7. No evidence was led by the appellant to prove that
the driver was holding a fake license. The appellant has also
not produced any evidence to prove that the vehicle caught
fire due to any negligence or lapse on the part of the driver. It
is an admitted fact that the vehicle in question was not
involved in any road accident and the same caught fire after
the driver had smelt burning of some cloth like object and on
being informed by a passerby motorcyclist that the smell was
emanating from the truck. The Ld. Trial Court has referred to
the judgment of the Apex Court in the case of Jitender Kumar
(Supra) where the Apex Court took a view that where the
incident had occurred due to no fault of the driver, the
Insurance Company could not have repudiated the claim for
damages on the ground that the driver had no valid driving
license to drive the vehicle. The Ld. Trial Court has also
referred to Section 149 (2) (a) (ii) of the Motor Vehicles' Act
which also does not permit the insurance company to repudiate
the claim for damages not referable to any of the acts
committed by the driver. There is thus no force in the
contention raised by the counsel for the appellant that the
appellant has rightly repudiated the claim of the respondent on
account of the alleged breach of policy terms and conditions.

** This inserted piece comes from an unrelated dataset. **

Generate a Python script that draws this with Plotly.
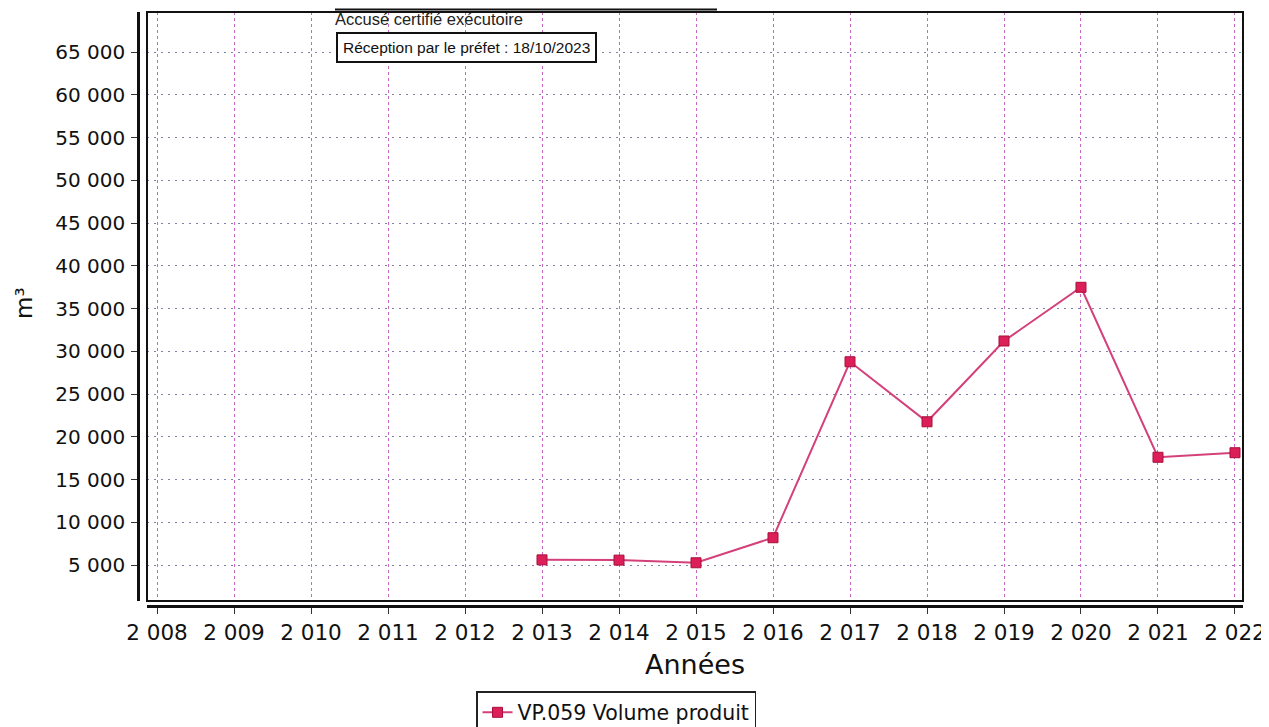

8. I also do not find any force in the argument of the
counsel for the appellant contending that the respondent
earlier had settled the matter for a sum of Rs.1,35,000/- as
admittedly after the said settlement instead of paying the said
amount the appellant had repudiated the claim of the
respondent. Once the appellant itself did not come forward to
honour the said settlement, therefore the appellant now cannot
be allowed to derive any benefit from the said offer given by
the respondent. Hence, this plea of the counsel for the
appellant is also rejected.
9. So far the argument of the counsel for the appellant
with regard to the grant of decree for the total sum insured is
concerned, I find some merit in his submission. The
respondent has not disputed the fact that in the written
arguments filed by him, the stand taken by him was that a sum
of Rs.2,42,500/- was payable by the appellant insurance
company after giving allowance of Rs.90,000/- towards salvage
of the vehicle and Rs.17,500/- towards 5% depreciation. With
the reduction of these two amounts from the sum insured i.e.
Rs.3,50,000/-, a total amount of Rs.2,42,500/- becomes
payable. It is quite evident that the ld. Trial Court has ignored
the said admission on the part of the respondent and therefore
the impugned judgment and decree is modified to that limited
extent of replacing the decretal amount from Rs.3,50,000/- to
Rs.2,42,500/-.
10. So far the argument of the counsel for the
respondent that the respondent had claimed an interest @ 12%
per annum, this court is not inclined to interfere with the
interest rate which has been rightly granted by the Ld. Trial
Court in exercise of its discretion @ 9% per annum.
11. In the light of the above discussion, the present
appeal is allowed to the limited extent of modifying the said
judgment and decree. The respondent shall now be entitled to
the grant of judgment and decree for a sum of Rs.2, 42,500/-
with interest @ 9% per annum from the date of repudiation of
his claim i.e. dated 20.06.2001 till realization of the decretal
amount. The respondent is also granted costs of the suit.